Pero Makina no es un Holden Caulfield, digamos. El querido Holden al lado de esta, la joven protagonista, es un nene de pecho todavía, quien ante los ruedos que le salen al paso no tiene más que su capacidad cínica para defenderse. Makina, en cambio, tiene uñas.

Hacia el final, la muchacha se descubre un poquitín política. Su rebeldía tiene una causa. Es que resulta que un policía de frontera -uno que se da aires de capataz, en el border méxico-gabacho-, pone en fila a unos cuantos paisanos, todos arrodillados, y se les burla de su analfabetismo, diciéndoles algo como Si quieren pasar, póngame acá por escrito quiénes son ustedes, ja ja, ¡brutos! Claro, la única capaz de agarrar el lápiz y escribir es nuestra heroína, quien aparte de política se descubre levemente poética, aunque su poesía sea injuriosa, dura, militante: Somos los condenados de la tierra… somos los que limpiamos su mierda… etc. De repente, la joven rebelde se convierte en líder de una manada de desposeídos que lo único que pretenden es adentrarse en los states para hacerles el trabajo sucio a los gringos y ganarse el pan, ganarse su miseria. Makina no quiere eso, cuando los pobres diablos ya la estaban ungiendo como patrona y el policía golpeado en su orgullo se aleja puteando, ella, Makina, da media vuelta y se vuelve con su familia…

O quién sabe…

Porque esta es una novela sobre el fin del mundo, recordemos el fabuloso título que me hizo comprarla.
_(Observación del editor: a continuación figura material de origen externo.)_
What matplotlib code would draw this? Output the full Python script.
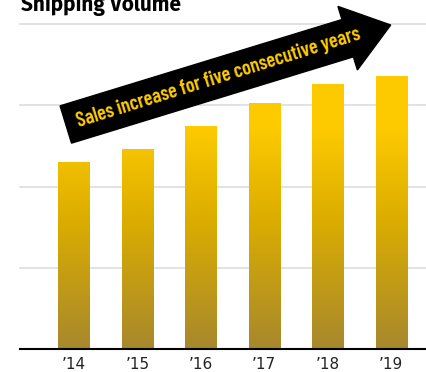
import matplotlib.pyplot as plt
import numpy as np
from matplotlib.colors import LinearSegmentedColormap
from matplotlib.patches import FancyArrow
from matplotlib.transforms import Affine2D

years = ["\u201914", "\u201915", "\u201916", "\u201917", "\u201918", "\u201919"]
volume = [57.5, 61.5, 68.6, 75.7, 81.5, 84.1]
grid_levels = [25, 50, 75, 100]

W, H = 426, 372
fig = plt.figure(figsize=(W / 100, H / 100), dpi=100)
ax = fig.add_axes([20 / W, 1 - 349 / H, 1 - 20 / W, (349 - 24) / H])

x = np.arange(len(years))
bars = ax.bar(x, volume, width=0.49, color='none', zorder=3)

# vertical gold gradient, clipped to each bar
cmap = LinearSegmentedColormap.from_list(
    'gold', [(0.0, '#a7882d'), (0.4, '#dcad00'), (0.68, '#fdca00'), (1.0, '#ffcc00')])
grad = np.linspace(0, 100, 256)[:, None]
for b in bars:
    im = ax.imshow(grad, extent=[-1, 6, 0, 100], origin='lower', aspect='auto',
                   cmap=cmap, vmin=0, vmax=100, zorder=3)
    im.set_clip_path(b)

for g in grid_levels:
    ax.axhline(g, color='#dddddd', lw=1.2, zorder=1, clip_on=False)
ax.axhline(0, color='black', lw=1.5, zorder=4, clip_on=False)

ax.set_xlim(-0.85, 5.55)
ax.set_ylim(0, 100)
ax.set_xticks(x)
ax.set_xticklabels(years, fontsize=11, color='#222222')
ax.tick_params(axis='x', length=0, pad=6)
ax.set_yticks([])
for s in ax.spines.values():
    s.set_visible(False)

fig.text(21 / W, 1 - 11 / H, 'Shipping Volume', fontsize=15, fontweight='bold',
         family=['Fira Sans', 'Open Sans', 'DejaVu Sans'], va='baseline', ha='left')

# arrow in pixel units (y up)
px = Affine2D().scale(1 / W, 1 / H) + fig.transFigure
tail = np.array([65.8, H - 124.5])
tip = np.array([390.7, H - 25])
d = tip - tail
arrow = FancyArrow(tail[0], tail[1], d[0], d[1], width=39, head_width=66.5,
                   head_length=45, length_includes_head=True, color='black',
                   transform=px, zorder=10)
fig.add_artist(arrow)
ang = np.degrees(np.arctan2(d[1], d[0]))
fig.text(220, H - 83, 'Sales increase for five consecutive years', transform=px,
         rotation=ang + 0.3, rotation_mode='anchor', ha='center', va='baseline',
         fontsize=14.6, fontweight=600, color='#ffcc00',
         family=['Barlow Condensed', 'DejaVu Sans'], zorder=11)

plt.savefig('out.png', dpi=100)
La partecita anterior es medio traída de los pelos, poco creíble en el marco de una novela, sí, increíble, tal vez y nada más el intento a mi parecer innecesario de ilustrar brevemente la realidad social en la que se mueve la protagonista, como si no hubiera bastado acaso con la intensidad de lo mejor y más acabado que esta novela posee: su lenguaje… la capacidad abrasadora de su discurso para dar forma a un universo nuevo, una vez que el otro (el de los escritores sosos y todos iguales) ya ha dejado de existir.

Si lo sabrán los revolucionarios, la fuerza reside en las palabras.